▶ [TASK DETAILS]:
Return the lines that follow, exactly as they appear, from the first through the one containing "2009.07, 2008.82, 2008.08, 2007.89, 2007.69, 2007.06];"; no pictures are to be included.

▶ [SUPPLIED DATA]:
####################

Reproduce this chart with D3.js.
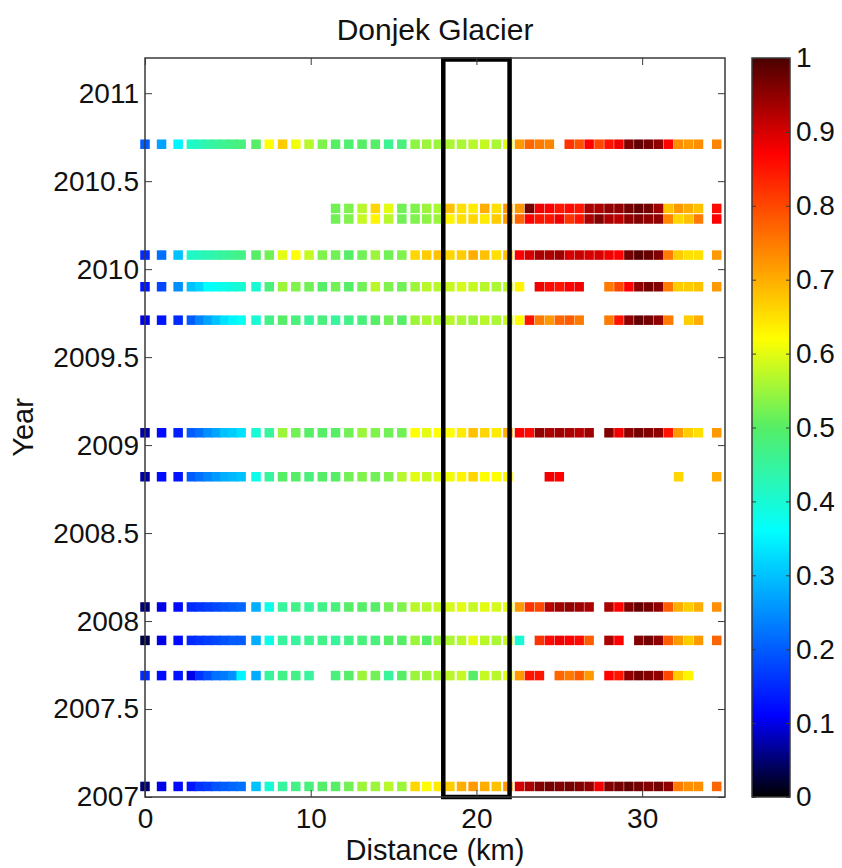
<!DOCTYPE html>
<html>
<head>
<meta charset="utf-8">
<script src="https://cdn.jsdelivr.net/npm/d3@7"></script>
<style>
  body { margin: 0; background: #fff; }
  svg { display: block; font-family: "Liberation Sans", Arial, Helvetica, sans-serif; }
</style>
</head>
<body>
<script>
// Sample positions along the flowline (km)
const distanceKm = [0, 1.0, 2.0, 2.8, 3.3, 3.8, 4.3, 4.8, 5.3, 5.8,
  6.7, 7.5, 8.3, 9.1, 9.9, 10.7, 11.5, 12.3, 13.1, 13.9,
  14.7, 15.5, 16.3, 17.0, 17.7, 18.4, 19.1, 19.8, 20.5, 21.2,
  21.9, 22.6, 23.2, 23.8, 24.4, 25.0, 25.6, 26.2, 26.8, 27.4,
  28.0, 28.6, 29.2, 29.8, 30.4, 31.0, 31.6, 32.2, 32.8, 33.4, 34.5];

// Acquisition dates (decimal year), one per row of squares
const rowYears = [2010.71, 2010.345, 2010.285, 2010.08, 2009.90, 2009.71,
  2009.07, 2008.82, 2008.08, 2007.89, 2007.69, 2007.06];

// Normalised values per row (null = no data)
const row2010_71 = [0.2, 0.27, 0.35, 0.41, 0.42, 0.44, 0.45, 0.46, 0.47, 0.48,
  0.5, 0.62, 0.67, 0.61, 0.57, 0.53, 0.5, 0.49, 0.5, 0.5,
  0.46, 0.48, 0.54, 0.55, 0.55, 0.56, 0.56, 0.57, 0.58, 0.56,
  0.6, 0.72, 0.77, 0.75, 0.74, null, 0.82, 0.79, 0.87, 0.8,
  0.85, 0.88, 0.96, 0.98, 0.97, 0.95, 0.87, 0.73, 0.72, 0.73, 0.74];
const row2010_35 = [null, null, null, null, null, null, null, null, null, null,
  null, null, null, null, null, null, 0.52, 0.53, 0.57, 0.66,
  0.6, 0.52, 0.53, 0.55, 0.56, 0.68, 0.65, 0.64, 0.7, 0.65,
  0.72, 0.72, 0.97, 0.88, 0.87, 0.85, 0.86, 0.85, 0.93, 0.93,
  0.95, 0.95, 0.97, 0.98, 0.97, 0.94, 0.68, 0.72, 0.7, 0.68, 0.86];
const row2010_29 = [null, null, null, null, null, null, null, null, null, null,
  null, null, null, null, null, null, 0.52, 0.53, 0.58, 0.63,
  0.57, 0.52, 0.53, 0.54, 0.55, 0.63, 0.65, 0.66, 0.64, 0.67,
  0.72, 0.77, 0.87, 0.85, 0.85, 0.88, 0.82, 0.85, 0.93, 0.96,
  0.93, 0.92, 0.95, 0.96, 0.95, 0.95, 0.74, 0.66, 0.68, 0.75, 0.87];
const row2010_08 = [0.15, 0.22, 0.3, 0.41, 0.42, 0.43, 0.44, 0.45, 0.46, 0.47,
  0.5, 0.52, 0.6, 0.62, 0.58, 0.53, 0.52, 0.5, 0.52, 0.55,
  0.52, 0.53, 0.66, 0.67, 0.68, 0.66, 0.67, 0.7, 0.68, 0.65,
  0.68, 0.87, 0.9, 0.93, 0.93, 0.94, 0.9, 0.91, 0.9, 0.9,
  0.88, 0.87, 0.97, 0.99, 0.98, 0.96, 0.75, 0.67, 0.65, 0.65, 0.72];
const row2009_90 = [0.13, 0.18, 0.25, 0.3, 0.32, 0.36, 0.37, 0.38, 0.39, 0.4,
  0.4, 0.48, 0.55, 0.53, 0.52, 0.5, 0.52, 0.5, 0.52, 0.57,
  0.53, 0.52, 0.55, 0.57, 0.57, 0.58, 0.59, 0.58, 0.57, 0.56,
  0.57, 0.63, null, 0.88, 0.86, 0.85, 0.87, 0.88, null, null,
  0.75, 0.8, 0.87, 0.95, 0.97, 0.96, 0.75, 0.67, 0.67, 0.68, 0.72];
const row2009_71 = [0.1, 0.13, 0.15, 0.2, 0.24, 0.27, 0.3, 0.33, 0.35, 0.37,
  0.4, 0.47, 0.5, 0.48, 0.45, 0.48, 0.45, 0.47, 0.48, 0.5,
  0.52, 0.5, 0.55, 0.56, 0.56, 0.57, 0.56, 0.55, 0.57, 0.56,
  0.58, 0.62, 0.85, 0.75, 0.72, 0.77, 0.78, 0.75, null, null,
  0.75, 0.85, 0.95, 0.98, 0.97, 0.95, 0.75, null, 0.67, 0.7, null];
const row2009_07 = [0.07, 0.12, 0.14, 0.2, 0.22, 0.25, 0.27, 0.3, 0.31, 0.33,
  0.4, 0.45, 0.55, 0.52, 0.5, 0.5, 0.5, 0.52, 0.55, 0.53,
  0.52, 0.52, 0.62, 0.6, 0.62, 0.62, 0.64, 0.68, 0.66, 0.64,
  0.7, 0.87, 0.86, 0.95, 0.93, 0.94, 0.93, 0.92, 0.94, null,
  0.96, 0.88, 0.95, 0.97, 0.96, 0.95, 0.85, 0.72, 0.67, 0.65, 0.72];
const row2008_82 = [0.07, 0.12, 0.13, 0.2, 0.22, 0.24, 0.26, 0.28, 0.29, 0.3,
  0.38, 0.45, 0.5, 0.5, 0.48, 0.5, 0.5, 0.52, 0.53, 0.52,
  0.53, 0.57, 0.6, 0.58, 0.6, 0.61, 0.63, 0.66, 0.62, 0.62,
  0.63, null, null, null, 0.88, 0.87, null, null, null, null,
  null, null, null, null, null, null, null, 0.66, null, null, 0.7];
const row2008_08 = [0.05, 0.1, 0.12, 0.15, 0.16, 0.17, 0.18, 0.19, 0.2, 0.21,
  0.28, 0.38, 0.45, 0.47, 0.45, 0.47, 0.48, 0.5, 0.5, 0.5,
  0.52, 0.53, 0.57, 0.57, 0.58, 0.59, 0.6, 0.58, 0.6, 0.59,
  0.6, 0.72, 0.82, 0.8, 0.92, 0.94, 0.95, 0.94, 0.93, null,
  0.93, 0.87, 0.96, 0.98, 0.97, 0.95, 0.78, 0.7, 0.67, 0.7, 0.73];
const row2007_89 = [0.03, 0.1, 0.12, 0.15, 0.16, 0.17, 0.18, 0.19, 0.2, 0.2,
  0.28, 0.38, 0.45, 0.45, 0.46, 0.47, 0.45, 0.47, 0.48, 0.48,
  0.5, 0.5, 0.55, 0.5, 0.55, 0.56, 0.57, 0.6, 0.57, 0.56,
  0.58, 0.4, null, 0.82, 0.86, 0.88, 0.87, 0.86, 0.78, null,
  0.93, 0.87, null, 0.96, 0.97, 0.95, 0.78, 0.72, 0.67, 0.72, 0.77];
const row2007_69 = [0.15, 0.12, 0.13, 0.1, 0.16, 0.19, 0.22, 0.23, 0.25, 0.35,
  0.28, 0.45, 0.47, 0.47, 0.45, null, 0.48, 0.5, 0.55, 0.52,
  0.45, 0.5, 0.55, 0.55, 0.56, 0.57, 0.58, 0.5, 0.58, 0.57,
  0.6, 0.72, 0.85, 0.85, null, 0.77, 0.75, 0.78, 0.72, null,
  0.87, 0.85, 0.95, 0.97, 0.96, 0.95, 0.8, 0.67, 0.63, null, null];
const row2007_06 = [0.05, 0.1, 0.12, 0.13, 0.16, 0.17, 0.19, 0.2, 0.21, 0.22,
  0.3, 0.4, 0.45, 0.47, 0.48, 0.5, 0.5, 0.52, 0.55, 0.55,
  0.57, 0.55, 0.66, 0.62, 0.64, 0.67, 0.7, 0.72, 0.7, 0.68,
  0.72, 0.9, 0.93, 0.96, 0.97, 0.96, 0.97, 0.96, 0.95, 0.88,
  0.96, 0.97, 0.98, 0.97, 0.96, 0.97, 0.95, 0.75, 0.73, 0.73, 0.77];

const rowValues = [row2010_71, row2010_35, row2010_29, row2010_08, row2009_90, row2009_71,
  row2009_07, row2008_82, row2008_08, row2007_89, row2007_69, row2007_06];

// Axis ticks and the highlighted distance window
const yearTicks = [2007, 2007.5, 2008, 2008.5, 2009, 2009.5, 2010, 2010.5, 2011];
const distanceTicks = [0, 10, 20, 30];
const colorTicks = [0, 0.1, 0.2, 0.3, 0.4, 0.5, 0.6, 0.7, 0.8, 0.9, 1];
const boxKm = [18, 22];

// Jet-like colormap running from black to dark red
const cmapStops = [0, 0.11, 0.36, 0.5, 0.62, 0.87, 1];
const cmapColors = ['#000000', '#0000ff', '#00ffff', '#55ee66', '#ffff00', '#ff0000', '#4a0000'];

class GlacierChart {

    constructor() {
        this.svg = null;
        this.plot = { left: 145, top: 58, right: 725, bottom: 797 };
        this.bar = { left: 752, right: 790 };
        this.cell = 9.5;
        this.axisColor = '#3a3a3a';
    }

    initCanvas(width, height) {
        this.svg = d3.select('body').append('svg')
            .attr('width', width)
            .attr('height', height);

        this.x = d3.scaleLinear().domain([0, 35]).range([this.plot.left, this.plot.right]);
        this.y = d3.scaleLinear().domain([2007, 2011.2]).range([this.plot.bottom, this.plot.top]);
        this.c = d3.scaleLinear().domain([0, 1]).range([this.plot.bottom, this.plot.top]);
        this.color = d3.scaleLinear().domain(cmapStops).range(cmapColors).interpolate(d3.interpolateRgb);
    }

    // One filled square per sample, coloured through the colormap
    drawRows() {
        const s = this.cell;
        const points = [];
        rowYears.forEach((yr, r) => {
            rowValues[r].forEach((v, i) => {
                if (v !== null) points.push({ d: distanceKm[i], yr: yr, v: v });
            });
        });

        this.svg.append('g')
            .selectAll('rect')
            .data(points)
            .join('rect')
            .attr('x', p => this.x(p.d) - s / 2)
            .attr('y', p => this.y(p.yr) - s / 2)
            .attr('width', s)
            .attr('height', s)
            .attr('fill', p => this.color(p.v));
    }

    // Black window marking 18-22 km
    drawWindow() {
        this.svg.append('rect')
            .attr('x', this.x(boxKm[0]))
            .attr('y', this.y(2011.2) + 1.5)
            .attr('width', this.x(boxKm[1]) - this.x(boxKm[0]))
            .attr('height', this.y(2007) - this.y(2011.2) - 1.5)
            .attr('fill', 'none')
            .attr('stroke', '#000')
            .attr('stroke-width', 4.5);
    }

    styleAxis(g, size) {
        g.select('.domain').remove();
        g.selectAll('.tick line').attr('stroke', this.axisColor).attr('stroke-width', 1);
        g.selectAll('.tick text')
            .attr('fill', '#111')
            .style('font-size', size + 'px');
    }

    drawAxes() {
        const p = this.plot;
        const fmt = d => String(d);

        this.svg.append('g')
            .attr('transform', `translate(0,${p.bottom})`)
            .call(d3.axisBottom(this.x).tickValues(distanceTicks).tickFormat(fmt).tickSize(-7).tickPadding(11))
            .call(g => this.styleAxis(g, 28));
        this.svg.append('g')
            .attr('transform', `translate(0,${p.top})`)
            .call(d3.axisTop(this.x).tickValues(distanceTicks).tickFormat('').tickSize(-7))
            .call(g => this.styleAxis(g, 28));
        this.svg.append('g')
            .attr('transform', `translate(${p.left},0)`)
            .call(d3.axisLeft(this.y).tickValues(yearTicks).tickFormat(fmt).tickSize(-7).tickPadding(6))
            .call(g => this.styleAxis(g, 28));
        this.svg.append('g')
            .attr('transform', `translate(${p.right},0)`)
            .call(d3.axisRight(this.y).tickValues(yearTicks).tickFormat('').tickSize(-7))
            .call(g => this.styleAxis(g, 28));

        // Box round the plot
        this.svg.append('rect')
            .attr('x', p.left).attr('y', p.top)
            .attr('width', p.right - p.left).attr('height', p.bottom - p.top)
            .attr('fill', 'none')
            .attr('stroke', this.axisColor)
            .attr('stroke-width', 1.5);
    }

    drawColorbar() {
        const b = this.bar;
        const grad = this.svg.append('defs').append('linearGradient')
            .attr('id', 'jet')
            .attr('x1', 0).attr('y1', 1).attr('x2', 0).attr('y2', 0);
        grad.selectAll('stop')
            .data(cmapStops)
            .join('stop')
            .attr('offset', d => d)
            .attr('stop-color', (d, i) => cmapColors[i]);

        this.svg.append('rect')
            .attr('x', b.left).attr('y', this.c(1))
            .attr('width', b.right - b.left).attr('height', this.c(0) - this.c(1))
            .attr('fill', 'url(#jet)')
            .attr('stroke', this.axisColor)
            .attr('stroke-width', 1.5);

        this.svg.append('g')
            .attr('transform', `translate(${b.right},0)`)
            .call(d3.axisRight(this.c).tickValues(colorTicks).tickFormat(d => String(d)).tickSize(-4).tickPadding(6))
            .call(g => this.styleAxis(g, 28));
        this.svg.append('g')
            .attr('transform', `translate(${b.left},0)`)
            .call(d3.axisLeft(this.c).tickValues(colorTicks).tickFormat('').tickSize(-4))
            .call(g => this.styleAxis(g, 28));
    }

    drawLabels() {
        const p = this.plot;
        this.svg.append('text')
            .attr('x', (p.left + p.right) / 2).attr('y', 40)
            .attr('text-anchor', 'middle')
            .style('font-size', '30px')
            .attr('fill', '#111')
            .text('Donjek Glacier');
        this.svg.append('text')
            .attr('x', (p.left + p.right) / 2).attr('y', 860)
            .attr('text-anchor', 'middle')
            .style('font-size', '29px')
            .attr('fill', '#111')
            .text('Distance (km)');
        this.svg.append('text')
            .attr('transform', `translate(33,${(p.top + p.bottom) / 2}) rotate(-90)`)
            .attr('text-anchor', 'middle')
            .style('font-size', '29px')
            .attr('fill', '#111')
            .text('Year');
    }
}

const chart = new GlacierChart();
chart.initCanvas(842, 868);
chart.drawRows();
chart.drawWindow();
chart.drawAxes();
chart.drawColorbar();
chart.drawLabels();
</script>
</body>
</html>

####################

▶ [ANSWER IN FULL]:
Reproduce this chart with D3.js.
<!DOCTYPE html>
<html>
<head>
<meta charset="utf-8">
<script src="https://cdn.jsdelivr.net/npm/d3@7"></script>
<style>
  body { margin: 0; background: #fff; }
  svg { display: block; font-family: "Liberation Sans", Arial, Helvetica, sans-serif; }
</style>
</head>
<body>
<script>
// Sample positions along the flowline (km)
const distanceKm = [0, 1.0, 2.0, 2.8, 3.3, 3.8, 4.3, 4.8, 5.3, 5.8,
  6.7, 7.5, 8.3, 9.1, 9.9, 10.7, 11.5, 12.3, 13.1, 13.9,
  14.7, 15.5, 16.3, 17.0, 17.7, 18.4, 19.1, 19.8, 20.5, 21.2,
  21.9, 22.6, 23.2, 23.8, 24.4, 25.0, 25.6, 26.2, 26.8, 27.4,
  28.0, 28.6, 29.2, 29.8, 30.4, 31.0, 31.6, 32.2, 32.8, 33.4, 34.5];

// Acquisition dates (decimal year), one per row of squares
const rowYears = [2010.71, 2010.345, 2010.285, 2010.08, 2009.90, 2009.71,
  2009.07, 2008.82, 2008.08, 2007.89, 2007.69, 2007.06];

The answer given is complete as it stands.